Бывают дома, в которых не только их обитатели, но даже вещи как бы приветливее, чем в других местах. Счастлив тот человек, которому приходилось бывать в таких домах и общаться с подобными людьми. Еще большее счастье, если человек в молодые годы был вхож в эти обители ума, душевной красоты и тонкого изящества. Тогда на всю жизнь он сохранит воспоминания о поэзии юности.
В этом уютном деревенском доме Олениных больной Гайвазовский был встречен радушно, без малейшего намека на покровительство. Особенно заботлива была дочь Оленина, Анна Алексеевна. Прознав, что у Гайвазовского лихорадка, она сама заварила липовый цвет и заставила юношу выпить его с малиновым вареньем.
К вечеру в «Приютино» стали съезжаться гости из Петербурга. Гайвазовский из окна своей комнаты видел, как с дороги к дому сворачивали кареты. То ли от липового отвара, то ли молодые силы организма перебороли недомогание, но Гайвазовский чувствовал себя совсем здоровым и с нетерпением ждал, когда принесут его платье. Наконец слуга принес вычищенную одежду и свежее белье. Гайвазовский был потрясен вниманием и заботой.
Со времени приезда в Петербург прошло два года. Многое пришлось испытать на первых порах бедному юноше. И только с недавних пор, когда акварели Гайвазовского начали понемногу покупать любители живописи, он смог, тратя из них на себя малую сумму, большую часть отправлять в Феодосию своим родителям.

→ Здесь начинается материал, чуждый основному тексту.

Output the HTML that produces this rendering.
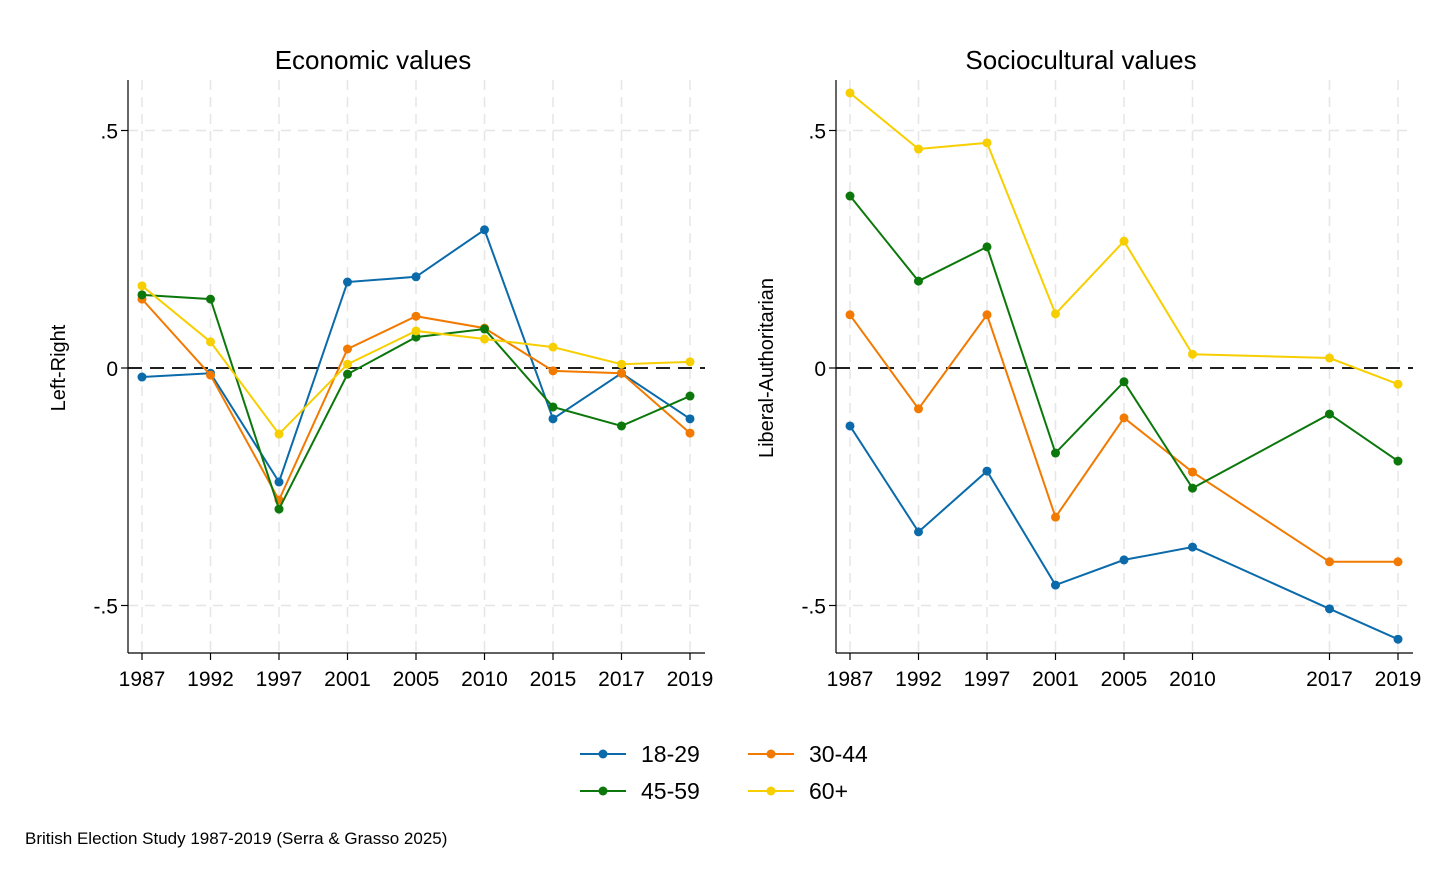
<!DOCTYPE html>
<html><head><meta charset="utf-8"><style>
body{margin:0;background:#fff;}
svg text{font-family:"Liberation Sans",Arial,sans-serif;fill:#000;}
</style></head><body>
<svg width="1456" height="874" viewBox="0 0 1456 874" id="chart"></svg>
<script>
const yearsLeft=["1987","1992","1997","2001","2005","2010","2015","2017","2019"];
const slotsLeft=[0,1,2,3,4,5,6,7,8];
const yearsRight=["1987","1992","1997","2001","2005","2010","2017","2019"];
const slotsRight=[0,1,2,3,4,5,7,8];
const seriesNames=["18-29","30-44","45-59","60+"];
const seriesColors=["#0a6aaa","#f27a00","#0c780c","#f7cf00"];
const econ1829=[-0.019,-0.011,-0.24,0.181,0.192,0.291,-0.107,-0.011,-0.107];
const econ3044=[0.145,-0.015,-0.278,0.04,0.109,0.084,-0.006,-0.011,-0.137];
const econ4559=[0.154,0.145,-0.297,-0.013,0.065,0.082,-0.082,-0.122,-0.059];
const econ60=[0.173,0.055,-0.139,0.008,0.078,0.061,0.044,0.008,0.013];
const soc1829=[-0.122,-0.345,-0.217,-0.457,-0.404,-0.377,-0.507,-0.571];
const soc3044=[0.112,-0.086,0.112,-0.314,-0.105,-0.219,-0.408,-0.408];
const soc4559=[0.362,0.183,0.255,-0.179,-0.029,-0.253,-0.097,-0.196];
const soc60=[0.579,0.461,0.474,0.114,0.267,0.029,0.021,-0.034];
const yTicks=[0.5,0,-0.5];
const yTickLabels=[".5","0","-.5"];

const svg=document.getElementById('chart');
const NS="http://www.w3.org/2000/svg";
function mk(tag,attrs,parent){const e=document.createElementNS(NS,tag);for(const k in attrs)e.setAttribute(k,attrs[k]);(parent||svg).appendChild(e);return e;}
function yScale(v){return 368-v*475;}

function panel(cfg){
  const g=mk('g',{});
  
  
  const xS=s=>cfg.x0+s*68.5;
  cfg.slots.forEach(s=>{const l=mk('line',{x1:xS(s),x2:xS(s),y1:80,y2:653,stroke:'#e6e6e6','stroke-width':1.5,'stroke-dasharray':'10,7'},g);
    });
  yTicks.forEach(v=>{if(v===0)return;const l=mk('line',{x1:cfg.ax,x2:cfg.ax+577,y1:yScale(v),y2:yScale(v),stroke:'#e6e6e6','stroke-width':1.5,'stroke-dasharray':'10,7'},g);
    });
  const z=mk('line',{x1:cfg.ax,x2:cfg.ax+577,y1:yScale(0),y2:yScale(0),stroke:'#000','stroke-width':1.8,'stroke-dasharray':'14,8'},g);
  
  const ya=mk('line',{x1:cfg.ax,x2:cfg.ax,y1:80,y2:653,stroke:'#000','stroke-width':1.2},g);
  
  const xa=mk('line',{x1:cfg.ax,x2:cfg.ax+577,y1:653,y2:653,stroke:'#000','stroke-width':1.2},g);
  
  yTicks.forEach((v,i)=>{mk('line',{x1:cfg.ax-7,x2:cfg.ax,y1:yScale(v),y2:yScale(v),stroke:'#000','stroke-width':1.2},g);
    const t=mk('text',{x:cfg.ax-10,y:yScale(v)+8,'text-anchor':'end','font-size':21},g);t.textContent=yTickLabels[i];
    });
  cfg.slots.forEach((s,i)=>{mk('line',{x1:xS(s),x2:xS(s),y1:653,y2:660,stroke:'#000','stroke-width':1.2},g);
    const t=mk('text',{x:xS(s),y:686,'text-anchor':'middle','font-size':21},g);t.textContent=cfg.years[i];
    });
  const ti=mk('text',{x:cfg.ax+245,y:69,'text-anchor':'middle','font-size':26},g);ti.textContent=cfg.title;
  
  const yt=mk('text',{x:0,y:0,'text-anchor':'middle','font-size':20,transform:`translate(${cfg.ytx},368) rotate(-90)`},g);yt.textContent=cfg.ytitle;
  
  cfg.series.forEach((vals,si)=>{
    const pts=vals.map((v,i)=>xS(cfg.slots[i])+','+yScale(v)).join(' ');
    const pl=mk('polyline',{points:pts,fill:'none',stroke:seriesColors[si],'stroke-width':2},g);
    
    vals.forEach((v,i)=>{const c=mk('circle',{cx:xS(cfg.slots[i]),cy:yScale(v),r:4.5,fill:seriesColors[si]},g);
      });
  });
}
panel({name:'economic-panel',x0:142,ax:128,slots:slotsLeft,years:yearsLeft,title:'Economic values',ytitle:'Left-Right',ytx:65,series:[econ1829,econ3044,econ4559,econ60]});
panel({name:'sociocultural-panel',x0:850,ax:836,slots:slotsRight,years:yearsRight,title:'Sociocultural values',ytitle:'Liberal-Authoritarian',ytx:773,series:[soc1829,soc3044,soc4559,soc60]});

const lg=mk('g',{});


const lpos=[[580,754],[748,754],[580,791],[748,791]];
seriesNames.forEach((n,i)=>{const [x,y]=lpos[i];
  const e=mk('g',{},lg);
  
  
  mk('line',{x1:x,x2:x+46,y1:y,y2:y,stroke:seriesColors[i],'stroke-width':2},e);
  mk('circle',{cx:x+23,cy:y,r:4.5,fill:seriesColors[i]},e);
  const t=mk('text',{x:x+61,y:y+8,'font-size':23},e);t.textContent=n;});
const ft=mk('text',{x:25,y:844,'font-size':17});
ft.textContent='British Election Study 1987-2019 (Serra & Grasso 2025)';


</script>
</body></html>
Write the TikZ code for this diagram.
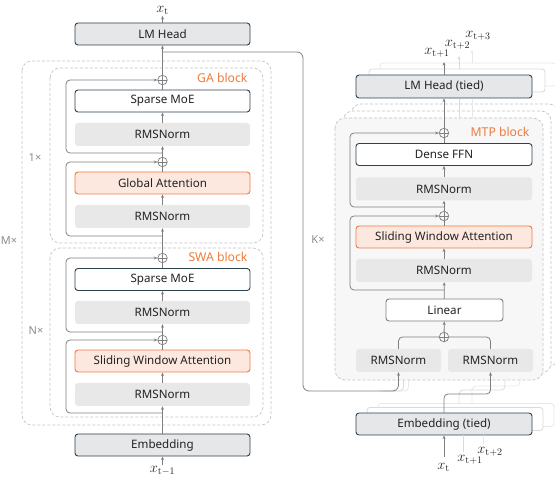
\documentclass[tikz,border=0pt]{standalone}
\usepackage[no-math]{fontspec}
\setmainfont{Noto Sans}
\usetikzlibrary{arrows.meta}
\definecolor{slate}{HTML}{2D4250}
\definecolor{boxgray}{HTML}{E6E7E8}
\definecolor{normgray}{HTML}{E8E8E8}
\definecolor{orng}{HTML}{F07A45}
\definecolor{orngfill}{HTML}{FDE8DF}
\definecolor{orngtext}{HTML}{EE7B3D}
\definecolor{conngray}{HTML}{7F7F7F}
\definecolor{dashgray}{HTML}{C4C4C4}
\definecolor{labgray}{HTML}{8C8C8C}
\definecolor{mtpfill}{HTML}{F7F7F7}
\definecolor{copyA}{HTML}{DADADA}
\definecolor{copyB}{HTML}{E8E8E8}
\definecolor{textdark}{HTML}{222222}
\begin{document}
\begin{tikzpicture}[x=1pt,y=-1pt,
  font=\fontsize{11.6}{13}\selectfont, text=textdark,
  box/.style={draw=slate, line width=0.9pt, rounded corners=3pt, minimum width=175pt, minimum height=22pt, inner sep=0pt},
  graybox/.style={box, fill=boxgray},
  whitebox/.style={box, fill=white},
  orangebox/.style={box, draw=orng, fill=orngfill},
  normbox/.style={fill=normgray, rounded corners=3pt, minimum width=175pt, minimum height=23pt, inner sep=0pt},
  copybox/.style={draw=#1, line width=0.8pt, fill=white, rounded corners=3pt, minimum width=176pt, minimum height=23pt, inner sep=0pt},
  conn/.style={draw=conngray, line width=0.8pt},
  arr/.style={conn, -{Stealth[length=3.6pt,width=3pt]}},
  lightarr/.style={draw=#1, line width=0.8pt, -{Stealth[length=3.6pt,width=3pt]}},
  lightline/.style={draw=#1, line width=0.8pt},
  dashbox/.style={draw=dashgray, line width=0.7pt, dash pattern=on 3pt off 2pt, rounded corners=10pt},
  plusnode/.style={circle, draw=conngray, line width=0.7pt, minimum size=9.5pt, inner sep=0pt,
    path picture={\draw[conngray, line width=0.7pt] (path picture bounding box.north) -- (path picture bounding box.south) (path picture bounding box.west) -- (path picture bounding box.east);}},
  blocklabel/.style={text=orngtext, anchor=east, font=\fontsize{12.2}{14}\selectfont},
  replabel/.style={text=labgray, font=\fontsize{11}{12}\selectfont},
  mathlabel/.style={inner sep=1pt, font=\fontsize{14}{15}\selectfont}
]
\useasboundingbox (0,0) rectangle (555,481);

% ---------------- left column ----------------
\draw[dashbox] (22,61) rectangle (271,425);
\draw[dashbox] (50,68) rectangle (263,243);
\draw[dashbox] (50,248) rectangle (263,417);

\node[graybox] (lmhead) at (162.5,34) {LM Head};
\node[whitebox] (moe1) at (162.5,101) {Sparse MoE};
\node[normbox] (rms1) at (162.5,134.5) {RMSNorm};
\node[orangebox] (ga) at (162.5,183) {Global Attention};
\node[normbox] (rms2) at (162.5,216.5) {RMSNorm};
\node[whitebox] (moe2) at (162.5,279.5) {Sparse MoE};
\node[normbox] (rms3) at (162.5,312.5) {RMSNorm};
\node[orangebox] (swa) at (162.5,361) {Sliding Window Attention};
\node[normbox] (rms4) at (162.5,394.5) {RMSNorm};
\node[graybox] (emb) at (162.5,445) {Embedding};

\node[plusnode] (p1) at (162.5,80) {};
\node[plusnode] (p2) at (162.5,162) {};
\node[plusnode] (p3) at (162.5,258) {};
\node[plusnode] (p4) at (162.5,340) {};

\node[mathlabel] (xt) at (162.5,10.5) {$x_{\mathrm{t}}$};
\node[mathlabel] (xtm1) at (162.5,471) {$x_{\mathrm{t-1}}$};

\node[blocklabel] (galab) at (251,78) {GA block};
\node[blocklabel] (swalab) at (251,257) {SWA block};
\node[replabel] (one) at (35,158) {1×};
\node[replabel] (nx) at (36,331) {N×};
\node[replabel] (mx) at (9,241) {M×};

\draw[arr] (xtm1) -- (emb);
\draw[arr] (emb) -- (rms4);
\draw[arr] (rms4) -- (swa);
\draw[conn] (swa) -- (p4);
\draw[arr] (p4) -- (rms3);
\draw[arr] (rms3) -- (moe2);
\draw[conn] (moe2) -- (p3);
\draw[arr] (p3) -- (rms2);
\draw[arr] (rms2) -- (ga);
\draw[conn] (ga) -- (p2);
\draw[arr] (p2) -- (rms1);
\draw[arr] (rms1) -- (moe1);
\draw[conn] (moe1) -- (p1);
\draw[arr] (p1) -- (lmhead);
\draw[arr] (lmhead) -- (xt);

\coordinate (b4) at (162.5,413);
\coordinate (b3) at (162.5,332);
\coordinate (b2) at (162.5,236);
\coordinate (b1) at (162.5,153);
\draw[arr, rounded corners=4pt] (b4) -| (66,340) -- (p4.west);
\draw[arr, rounded corners=4pt] (b3) -| (66,258) -- (p3.west);
\draw[arr, rounded corners=4pt] (b2) -| (66,162) -- (p2.west);
\draw[arr, rounded corners=4pt] (b1) -| (66,80) -- (p1.west);

% ---------------- right column ----------------
% stacked MTP copies
\draw[dashbox, fill=white] (351,104) rectangle (559,366);
\draw[dashbox, fill=white] (343,111) rectangle (551,373);
% copy connectors (behind main MTP block)
\draw[lightline=copyB, rounded corners=4pt] (472,404) |- (520,386) -- (520,375);
\draw[lightline=copyA, rounded corners=4pt] (459,408) |- (505,390) -- (505,375);
\draw[lightline=copyB, rounded corners=4pt] (385,391) -| (408.5,375);
\draw[lightline=copyA, rounded corners=4pt] (380,391) -| (403.5,375);
\draw[lightline=copyB] (472,118) -- (472,99);
\draw[lightline=copyA] (459,118) -- (459,99);
% main MTP block
\draw[dashbox, fill=mtpfill] (335,118) rectangle (543,380);

% LM head copies
\node[copybox=copyB] (lmtc2) at (468,74.5) {};
\node[copybox=copyA] (lmtc1) at (457,80.5) {};
\node[graybox, minimum width=176pt, minimum height=23pt] (lmt) at (444,86.5) {LM Head (tied)};

% Embedding copies
\node[copybox=copyB] (embc2) at (466,415) {};
\node[copybox=copyA] (embc1) at (455,419) {};
\node[graybox, minimum width=176pt] (embt) at (444,424) {Embedding (tied)};

\node[plusnode] (pM1) at (444,133) {};
\node[whitebox, minimum width=176pt] (dffn) at (444,154.5) {Dense FFN};
\node[normbox, minimum width=176pt] (rmsA) at (444,189) {RMSNorm};
\node[plusnode] (pM2) at (444,216) {};
\node[orangebox, minimum width=176pt] (swaR) at (444,237) {Sliding Window Attention};
\node[normbox, minimum width=176pt] (rmsB) at (444,270.5) {RMSNorm};
\node[box, fill=white, draw=conngray, minimum width=117pt] (linear) at (444.5,310) {Linear};
\node[plusnode] (pM3) at (444,337) {};
\node[normbox, minimum width=85pt] (rmsL) at (398.5,360.5) {RMSNorm};
\node[normbox, minimum width=85pt] (rmsR) at (490.5,360.5) {RMSNorm};

\node[blocklabel] (mtplab) at (533,132) {MTP block};
\node[replabel] (kx) at (318,240) {K×};

% outputs
\coordinate (o1) at (444,62);
\coordinate (o2) at (459,56);
\coordinate (o3) at (472,50);
\draw[arr] (lmt.north) -- (o1);
\draw[lightarr=copyA] (459,69) -- (o2);
\draw[lightarr=copyB] (472,63) -- (o3);
\node[mathlabel] (y1) at (437,53) {$x_{\mathrm{t+1}}$};
\node[mathlabel] (y2) at (457.5,44.5) {$x_{\mathrm{t+2}}$};
\node[mathlabel] (y3) at (478,36) {$x_{\mathrm{t+3}}$};

% inputs
\node[mathlabel] (in1) at (443.5,467) {$x_{\mathrm{t}}$};
\node[mathlabel] (in2) at (470,460) {$x_{\mathrm{t+1}}$};
\node[mathlabel] (in3) at (490,452) {$x_{\mathrm{t+2}}$};
\draw[arr] (444,457) -- (embt.south);
\draw[lightline=copyA] (463,452) -- (463,435.5);
\draw[lightline=copyB] (483,444) -- (483,435.5);

% MTP stream
\draw[arr, rounded corners=4pt] (embt.north) |- (490.5,394) -- (rmsR.south);
\draw[conn, rounded corners=4pt] (rmsL.north) |- (pM3.west);
\draw[conn, rounded corners=4pt] (rmsR.north) |- (pM3.east);
\draw[arr] (pM3) -- (linear);
\draw[arr] (linear) -- (rmsB);
\draw[arr] (rmsB) -- (swaR);
\draw[conn] (swaR) -- (pM2);
\draw[arr] (pM2) -- (rmsA);
\draw[arr] (rmsA) -- (dffn);
\draw[conn] (dffn) -- (pM1);
\draw[arr] (pM1) -- (lmt);

\coordinate (c2) at (444,290);
\coordinate (c1) at (444,207);
\draw[arr, rounded corners=4pt] (c2) -| (350,216) -- (pM2.west);
\draw[arr, rounded corners=4pt] (c1) -| (350,133) -- (pM1.west);

% hidden-state connector from main model to MTP
\coordinate (hb) at (162.5,52);
\draw[arr, rounded corners=6pt] (hb) -| (303,391) -| (rmsL.south);
\end{tikzpicture}
\end{document}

Алексей Николаевич полюбил юного художника. Часто он оставлял его у себя, когда приходили близкие друзья — Василий Андреевич Жуковский, Петр Андреевич Вяземский, Владимир Федорович Одоевский. При Гайвазовском происходили горячие споры выдающихся людей о судьбах русского искусства и литературы. Юноша впитывал все это в себя: душа его росла и ширилась, а ум образовывался. Он понимал, что только талант и трудолюбие приблизили его к этим людям, и чувствовал к ним искреннюю любовь и благодарность. Не хватало лишь домашнего уюта, ласковой и неусыпной заботы матери! Тоскуя по далекому родному дому, он утешал себя тем, что его успехами гордятся в Феодосии. Юноша знал из писем отца, что всякий раз, когда от него приходили деньги, мать созывала друзей своего дорогого Оника, ставшего опорой семьи, и угощала их всякими лакомствами, какие умеют так искусно готовить женщины-армянки.